> What you have to do:
Reproduce the listing below in full and without alteration, apart from its pictures.

====

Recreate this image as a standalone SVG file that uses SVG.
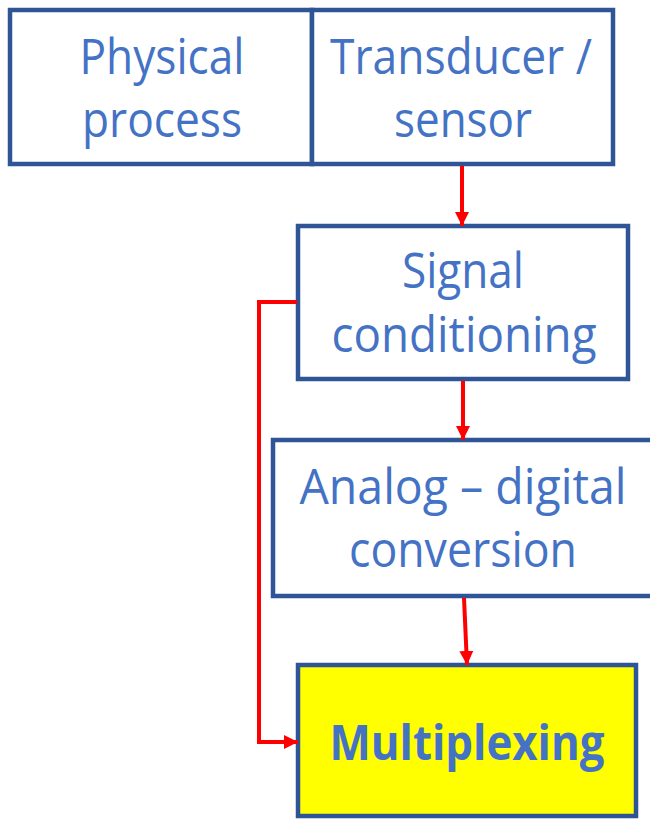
<svg xmlns="http://www.w3.org/2000/svg" width="650" height="819" viewBox="0 0 650 819">
<style>
.box{fill:#ffffff;stroke:#2F5597;stroke-width:4.5}
.yel{fill:#FFFF00;stroke:#2F5597;stroke-width:4.5}
.t{font-family:"Open Sans","Liberation Sans",sans-serif;font-size:49px;fill:#4472C4;text-anchor:middle}
.b{font-weight:bold}
.c{fill:none;stroke:#FF0000;stroke-width:4}
</style>
<defs>
<marker id="ah" markerUnits="userSpaceOnUse" markerWidth="16" markerHeight="16" refX="14" refY="7" orient="auto">
<path d="M0,0 L14,7 L0,14 Z" fill="#FF0000"/>
</marker>
</defs>
<rect width="650" height="819" fill="#ffffff"/>
<g id="physical">
<rect class="box" x="10" y="10" width="302" height="154"/>
<text class="t" x="162" y="74" textLength="165" lengthAdjust="spacingAndGlyphs">Physical</text>
<text class="t" x="162" y="137" textLength="160" lengthAdjust="spacingAndGlyphs">process</text>
</g>
<g id="transducer">
<rect class="box" x="312" y="10" width="301" height="154"/>
<text class="t" x="461" y="74" textLength="262" lengthAdjust="spacingAndGlyphs">Transducer /</text>
<text class="t" x="463" y="137" textLength="138" lengthAdjust="spacingAndGlyphs">sensor</text>
</g>
<g id="signal">
<rect class="box" x="298" y="226" width="330" height="153"/>
<text class="t" x="463" y="288" textLength="122" lengthAdjust="spacingAndGlyphs">Signal</text>
<text class="t" x="464" y="352" textLength="265" lengthAdjust="spacingAndGlyphs">conditioning</text>
</g>
<g id="adc">
<rect class="box" x="273" y="440" width="390" height="156"/>
<text class="t" x="463" y="504" textLength="327" lengthAdjust="spacingAndGlyphs">Analog – digital</text>
<text class="t" x="463" y="567" textLength="228" lengthAdjust="spacingAndGlyphs">conversion</text>
</g>
<g id="mux">
<rect class="yel" x="298" y="665" width="338" height="151"/>
<text class="t b" x="467" y="760" textLength="275" lengthAdjust="spacingAndGlyphs">Multiplexing</text>
</g>
<g id="connectors">
<line class="c" x1="462" y1="166" x2="462" y2="226" marker-end="url(#ah)"/>
<line class="c" x1="463" y1="381" x2="463" y2="440" marker-end="url(#ah)"/>
<line class="c" x1="464" y1="598" x2="467" y2="665" marker-end="url(#ah)"/>
<path class="c" d="M297,302 H259 V742 H298" marker-end="url(#ah)"/>
</g>
</svg>
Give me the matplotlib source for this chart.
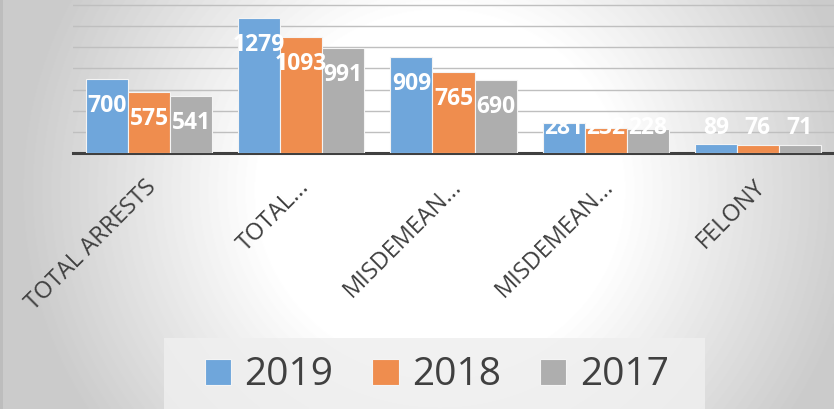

====

> Reply to the exercise:
Recreate this image as a standalone SVG file that uses SVG.
<svg xmlns="http://www.w3.org/2000/svg" width="650" height="819" viewBox="0 0 650 819">
<style>
.box{fill:#ffffff;stroke:#2F5597;stroke-width:4.5}
.yel{fill:#FFFF00;stroke:#2F5597;stroke-width:4.5}
.t{font-family:"Open Sans","Liberation Sans",sans-serif;font-size:49px;fill:#4472C4;text-anchor:middle}
.b{font-weight:bold}
.c{fill:none;stroke:#FF0000;stroke-width:4}
</style>
<defs>
<marker id="ah" markerUnits="userSpaceOnUse" markerWidth="16" markerHeight="16" refX="14" refY="7" orient="auto">
<path d="M0,0 L14,7 L0,14 Z" fill="#FF0000"/>
</marker>
</defs>
<rect width="650" height="819" fill="#ffffff"/>
<g id="physical">
<rect class="box" x="10" y="10" width="302" height="154"/>
<text class="t" x="162" y="74" textLength="165" lengthAdjust="spacingAndGlyphs">Physical</text>
<text class="t" x="162" y="137" textLength="160" lengthAdjust="spacingAndGlyphs">process</text>
</g>
<g id="transducer">
<rect class="box" x="312" y="10" width="301" height="154"/>
<text class="t" x="461" y="74" textLength="262" lengthAdjust="spacingAndGlyphs">Transducer /</text>
<text class="t" x="463" y="137" textLength="138" lengthAdjust="spacingAndGlyphs">sensor</text>
</g>
<g id="signal">
<rect class="box" x="298" y="226" width="330" height="153"/>
<text class="t" x="463" y="288" textLength="122" lengthAdjust="spacingAndGlyphs">Signal</text>
<text class="t" x="464" y="352" textLength="265" lengthAdjust="spacingAndGlyphs">conditioning</text>
</g>
<g id="adc">
<rect class="box" x="273" y="440" width="390" height="156"/>
<text class="t" x="463" y="504" textLength="327" lengthAdjust="spacingAndGlyphs">Analog – digital</text>
<text class="t" x="463" y="567" textLength="228" lengthAdjust="spacingAndGlyphs">conversion</text>
</g>
<g id="mux">
<rect class="yel" x="298" y="665" width="338" height="151"/>
<text class="t b" x="467" y="760" textLength="275" lengthAdjust="spacingAndGlyphs">Multiplexing</text>
</g>
<g id="connectors">
<line class="c" x1="462" y1="166" x2="462" y2="226" marker-end="url(#ah)"/>
<line class="c" x1="463" y1="381" x2="463" y2="440" marker-end="url(#ah)"/>
<line class="c" x1="464" y1="598" x2="467" y2="665" marker-end="url(#ah)"/>
<path class="c" d="M297,302 H259 V742 H298" marker-end="url(#ah)"/>
</g>
</svg>
Give me the matplotlib source for this chart.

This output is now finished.